> [GOAL OF THE EXERCISE]: Which lines hold the word "with"? Show each of them.
>> begin RECORD LIST
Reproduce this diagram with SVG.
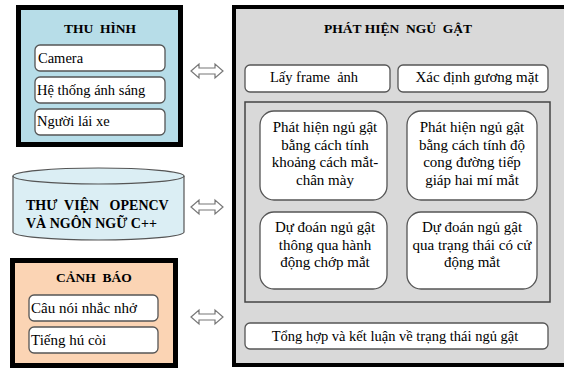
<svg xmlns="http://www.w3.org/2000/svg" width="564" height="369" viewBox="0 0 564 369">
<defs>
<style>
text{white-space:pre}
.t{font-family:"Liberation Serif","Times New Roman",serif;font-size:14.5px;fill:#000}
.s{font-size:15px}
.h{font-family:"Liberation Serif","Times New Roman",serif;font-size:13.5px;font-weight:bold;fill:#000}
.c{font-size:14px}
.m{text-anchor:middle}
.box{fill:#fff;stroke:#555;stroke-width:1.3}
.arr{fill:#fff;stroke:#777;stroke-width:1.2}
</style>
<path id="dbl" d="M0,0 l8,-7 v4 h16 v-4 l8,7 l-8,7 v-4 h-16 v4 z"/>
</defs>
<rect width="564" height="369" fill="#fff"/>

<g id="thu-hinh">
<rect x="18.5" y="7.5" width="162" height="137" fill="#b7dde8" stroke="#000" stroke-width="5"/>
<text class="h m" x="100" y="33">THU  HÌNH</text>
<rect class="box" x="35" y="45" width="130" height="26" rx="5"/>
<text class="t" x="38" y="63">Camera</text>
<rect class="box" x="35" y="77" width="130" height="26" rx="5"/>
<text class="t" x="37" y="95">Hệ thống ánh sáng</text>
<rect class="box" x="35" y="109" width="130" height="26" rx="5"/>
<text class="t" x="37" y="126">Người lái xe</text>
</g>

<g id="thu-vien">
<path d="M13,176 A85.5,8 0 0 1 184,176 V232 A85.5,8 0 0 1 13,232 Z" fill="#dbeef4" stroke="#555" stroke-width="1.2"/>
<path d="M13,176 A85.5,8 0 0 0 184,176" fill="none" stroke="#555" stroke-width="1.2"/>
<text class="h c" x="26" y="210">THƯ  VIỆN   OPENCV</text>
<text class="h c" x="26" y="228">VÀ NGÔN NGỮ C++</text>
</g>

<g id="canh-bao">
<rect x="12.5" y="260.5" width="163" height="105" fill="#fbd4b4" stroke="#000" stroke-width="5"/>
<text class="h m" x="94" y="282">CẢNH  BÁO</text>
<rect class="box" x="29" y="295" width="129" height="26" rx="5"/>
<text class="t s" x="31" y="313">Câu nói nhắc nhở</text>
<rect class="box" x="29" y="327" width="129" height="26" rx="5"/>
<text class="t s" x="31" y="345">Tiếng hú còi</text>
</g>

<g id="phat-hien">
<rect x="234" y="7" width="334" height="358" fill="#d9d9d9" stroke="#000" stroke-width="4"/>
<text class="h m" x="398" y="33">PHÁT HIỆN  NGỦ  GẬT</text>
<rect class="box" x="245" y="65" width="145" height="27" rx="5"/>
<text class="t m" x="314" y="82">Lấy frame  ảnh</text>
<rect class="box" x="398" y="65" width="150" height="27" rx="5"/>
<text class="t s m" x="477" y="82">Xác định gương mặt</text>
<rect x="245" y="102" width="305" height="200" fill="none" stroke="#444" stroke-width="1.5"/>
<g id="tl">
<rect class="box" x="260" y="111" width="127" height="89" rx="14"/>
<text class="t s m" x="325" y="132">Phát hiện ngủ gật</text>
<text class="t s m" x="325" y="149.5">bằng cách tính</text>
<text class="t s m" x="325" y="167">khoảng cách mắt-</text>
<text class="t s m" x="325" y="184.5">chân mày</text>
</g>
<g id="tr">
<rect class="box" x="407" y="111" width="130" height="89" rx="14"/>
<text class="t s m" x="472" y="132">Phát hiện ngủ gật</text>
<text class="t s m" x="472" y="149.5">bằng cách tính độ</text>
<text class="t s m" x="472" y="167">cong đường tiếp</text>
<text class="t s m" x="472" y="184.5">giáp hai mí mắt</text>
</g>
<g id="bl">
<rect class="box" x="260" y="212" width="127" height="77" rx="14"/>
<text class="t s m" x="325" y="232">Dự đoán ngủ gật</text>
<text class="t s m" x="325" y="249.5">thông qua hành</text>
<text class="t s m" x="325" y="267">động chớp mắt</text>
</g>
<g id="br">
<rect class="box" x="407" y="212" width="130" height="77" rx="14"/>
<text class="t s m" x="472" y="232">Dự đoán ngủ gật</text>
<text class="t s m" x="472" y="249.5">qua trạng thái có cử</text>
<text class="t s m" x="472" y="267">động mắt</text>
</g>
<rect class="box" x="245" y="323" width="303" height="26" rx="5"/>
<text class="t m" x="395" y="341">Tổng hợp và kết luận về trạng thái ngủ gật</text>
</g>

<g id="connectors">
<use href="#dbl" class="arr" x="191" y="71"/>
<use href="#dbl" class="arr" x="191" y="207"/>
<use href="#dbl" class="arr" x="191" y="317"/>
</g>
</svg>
>> end RECORD LIST
>> begin RECORD LIST
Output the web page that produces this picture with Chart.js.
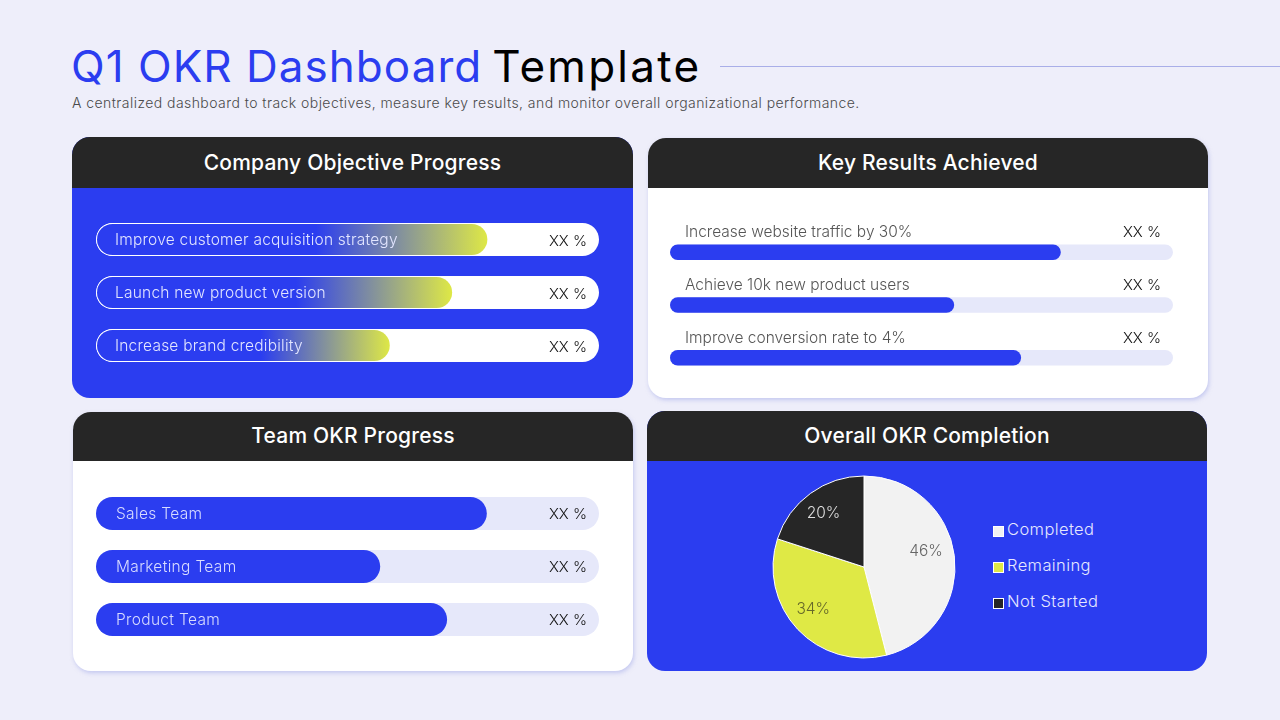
>> end RECORD LIST
> [THE SOLUTION]:
Reproduce this diagram with SVG.
Output the web page that produces this picture with Chart.js.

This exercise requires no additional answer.